To sum all of this up with a really simple example, I drew up the following.
To store 5Gb of data, with 5Gb of egress and to issue 10 million transactions against that data would cost: £0.5105 per month. That's less money that I lose down the side of the couch each month!
Even if we get really silly with these numbers and put 100Gb in the database with 100Gb of egress and issue 200 million transactions against the data, we're still only talking £15.264 per month! That equates to an average of about 4,629 transactions per minute, a fraction of any other quote from other providers and proved attractive enough to tip the balance in favour of Azure Table Storage.
What's the catch?
Well, there isn't really a catch, as such, but Table Storage does have a very limited feature set when compared to something like SQL Server.
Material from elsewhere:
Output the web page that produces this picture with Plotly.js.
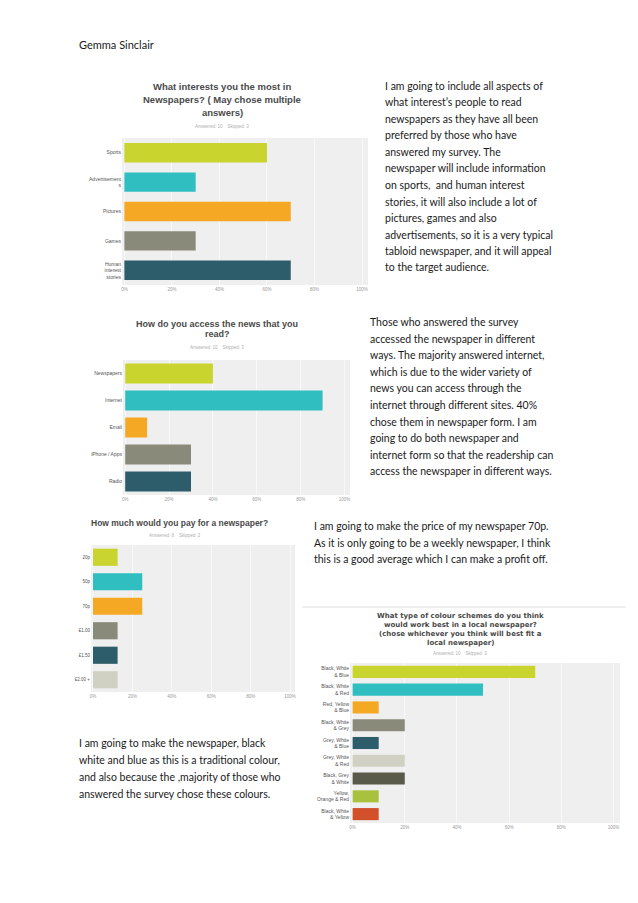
<!DOCTYPE html>
<html><head><meta charset="utf-8">
<script src="https://cdn.plot.ly/plotly-3.0.1.min.js"></script>
<style>html,body{margin:0;padding:0;background:#fff;}#c{width:638px;height:903px;}</style>
</head><body><div id="c"></div>
<script>
// ---------- DATA ----------
const q1Title = ['What interests you the most in', 'Newspapers? ( May chose multiple', 'answers)'];
const q1Sub = 'Answered: 10    Skipped: 3';
const q1Cats = ['Sports', 'Advertisement<br>s', 'Pictures', 'Games', 'Human<br>interest<br>stories'];
const q1Vals = [60, 30, 70, 30, 70];

const q2Title = ['How do you access the news that you', 'read?'];
const q2Sub = 'Answered: 10    Skipped: 3';
const q2Cats = ['Newspapers', 'Internet', 'Email', 'iPhone / Apps', 'Radio'];
const q2Vals = [40, 90, 10, 30, 30];

const q3Title = ['How much would you pay for a newspaper?'];
const q3Sub = 'Answered: 8    Skipped: 2';
const q3Cats = ['20p', '50p', '70p', '£1.00', '£1.50', '£2.00 +'];
const q3Vals = [12.5, 25, 25, 12.5, 12.5, 12.5];

const q4Title = ['What type of colour schemes do you think', 'would work best in a local newspaper?', '(chose whichever you think will best fit a', 'local newspaper)'];
const q4Sub = 'Answered: 10    Skipped: 3';
const q4Cats = ['Black, White<br>& Blue', 'Black, White<br>& Red', 'Red, Yellow<br>& Blue', 'Black, White<br>& Grey', 'Grey, White<br>& Blue', 'Grey, White<br>& Red', 'Black, Grey<br>& White', 'Yellow,<br>Orange & Red', 'Black, White<br>& Yellow'];
const q4Vals = [70, 50, 10, 20, 10, 20, 20, 10, 10];

const xTicks = [0, 20, 40, 60, 80, 100];
const xTickText = ['0%', '20%', '40%', '60%', '80%', '100%'];

const header = 'Gemma Sinclair';
const text1 = ['I am going to include all aspects of', 'what interest’s people to read', 'newspapers as they have all been', 'preferred by those who have', 'answered my survey. The', 'newspaper will include information', 'on sports,  and human interest', 'stories, it will also include a lot of', 'pictures, games and also', 'advertisements, so it is a very typical', 'tabloid newspaper, and it will appeal', 'to the target audience.'];
const text2 = ['Those who answered the survey', 'accessed the newspaper in different', 'ways. The majority answered internet,', 'which is due to the wider variety of', 'news you can access through the', 'internet through different sites. 40%', 'chose them in newspaper form. I am', 'going to do both newspaper and', 'internet form so that the readership can', 'access the newspaper in different ways.'];
const text3 = ['I am going to make the price of my newspaper 70p.', 'As it is only going to be a weekly newspaper, I think', 'this is a good average which I can make a profit off.'];
const text4 = ['I am going to make the newspaper, black', 'white and blue as this is a traditional colour,', 'and also because the ,majority of those who', 'answered the survey chose these colours.'];

const palette = ['#c9d42e', '#30bec1', '#f5a824', '#8a8a7b', '#2d5c6a', '#d1d1c3', '#5a5a4b', '#a8c23d', '#d2512a'];

// ---------- LAYOUT HELPERS ----------
const W = 638, H = 903;
const px = x => x / W;
const py = y => 1 - y / H;
const boxes = [
  {x0: 122, x1: 368, y0: 138, y1: 285},
  {x0: 123, x1: 350, y0: 360, y1: 495},
  {x0: 91, x1: 295, y0: 545, y1: 692},
  {x0: 350, x1: 620, y0: 663, y1: 823}
];
const cats = [q1Cats, q2Cats, q3Cats, q4Cats];
const vals = [q1Vals, q2Vals, q3Vals, q4Vals];
const widths = [0.66, 0.74, 0.7, 0.68];
const catFont = [5, 5, 4.5, 5];

const data = [], layout = {
  width: W, height: H, autosize: false,
  margin: {l: 0, r: 0, t: 0, b: 0, pad: 0},
  paper_bgcolor: '#ffffff', plot_bgcolor: '#efefef',
  showlegend: false, bargap: 0.3,
  font: {family: 'Liberation Sans, Arial, sans-serif', color: '#444'},
  annotations: [], shapes: []
};
boxes.forEach((b, i) => {
  const s = i === 0 ? '' : String(i + 1);
  data.push({
    type: 'bar', orientation: 'h', x: vals[i], y: cats[i],
    xaxis: 'x' + s, yaxis: 'y' + s, width: widths[i],
    marker: {color: palette.slice(0, cats[i].length), line: {width: 0}},
    hoverinfo: 'none'
  });
  layout['xaxis' + s] = {
    domain: [px(b.x0), px(b.x1)], anchor: 'y' + s, range: [-1, 102.5],
    tickvals: xTicks, ticktext: xTickText, showgrid: true, gridcolor: '#f8f8f8', gridwidth: 1,
    zeroline: false, showline: false, ticks: '', fixedrange: true,
    tickfont: {size: 4.5, color: '#999'}
  };
  layout['yaxis' + s] = {
    domain: [py(b.y1), py(b.y0)], anchor: 'x' + s, autorange: 'reversed',
    type: 'category', showgrid: false, zeroline: false, showline: false, ticks: '',
    tickfont: {size: catFont[i], color: '#555'}, fixedrange: true
  };
});

const ann = layout.annotations;
function addText(t, x, y, size, opts) {
  ann.push(Object.assign({text: t, x: px(x), y: py(y), xref: 'paper', yref: 'paper',
    showarrow: false, xanchor: 'left', yanchor: 'middle',
    font: {family: 'Lato, Liberation Sans, sans-serif', size: size, color: '#1a1a1a'}}, opts || {}));
}
function addLines(lines, x, y0, dy, size) {
  lines.forEach((t, i) => addText(t, x, y0 + i * dy, size));
}
function addTitle(lines, x, y0, dy, size, anchor, family) {
  lines.forEach((t, i) => addText('<b>' + t + '</b>', x, y0 + i * dy, size,
    {xanchor: anchor, font: {family: family || 'Liberation Sans, Arial, sans-serif', size: size, color: '#4a4a4a'}}));
}
function addSub(t, x, y) {
  addText(t, x, y, 4.5, {xanchor: 'center', font: {family: 'Liberation Sans, Arial, sans-serif', size: 4.5, color: '#b0b0b0'}});
}

addText(header, 77, 45, 11);

addTitle(q1Title, 222, 87, 12.5, 9.5, 'center');
addSub(q1Sub, 222, 126);
addTitle(q2Title, 217, 324, 10.5, 9, 'center');
addSub(q2Sub, 217, 347);
addTitle(q3Title, 89, 523, 10, 8.5, 'left');
addSub(q3Sub, 175, 535);
addTitle(q4Title, 460, 616, 9, 7, 'center', 'DejaVu Sans, Liberation Sans, sans-serif');
addSub(q4Sub, 460, 653);

addLines(text1, 383, 86, 16.5, 10.5);
addLines(text2, 368, 322, 16.6, 10.5);
addLines(text3, 312, 526, 16.7, 10.5);
addLines(text4, 77, 743, 17, 10.5);

layout.shapes.push({type: 'line', xref: 'paper', yref: 'paper', x0: px(302), x1: px(626), y0: py(607), y1: py(607), line: {color: '#e0e0e0', width: 1}});

Plotly.newPlot('c', data, layout, {displayModeBar: false, staticPlot: true});
</script>
</body></html>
That's no to say it's a bad thing, but it can be difficult not having some of the things that you're typically used to. You can read up much more on the difference between the two in Azure Table Storage and Windows Azure SQL Database - Compared and Contrasted. There are no foreign keys for example, joins and stored procedures don't exist either, but the biggest thing for me to get my head around was the lack of a row count feature. In Table Storage if you want to keep track of your row count, you have to keep track of it yourself. If you don't keep track of your row count the only way to obtain it is to query out your entire dataset and count the records in it. That's an incredibly slow, inefficient and arduous task! In coming blogs I'm going to be covering a lot of the problems that I hit whilst trying to adapt to using Table Storage and how I adapted my implementation of the service to get the best possible performance and scale out of it. Keeping track of the count of incoming reports, querying against potentially huge datasets efficiently, offloading my PHP session storage to Azure so that I could have truly ephemeral application servers behind my load balancers and much, much more.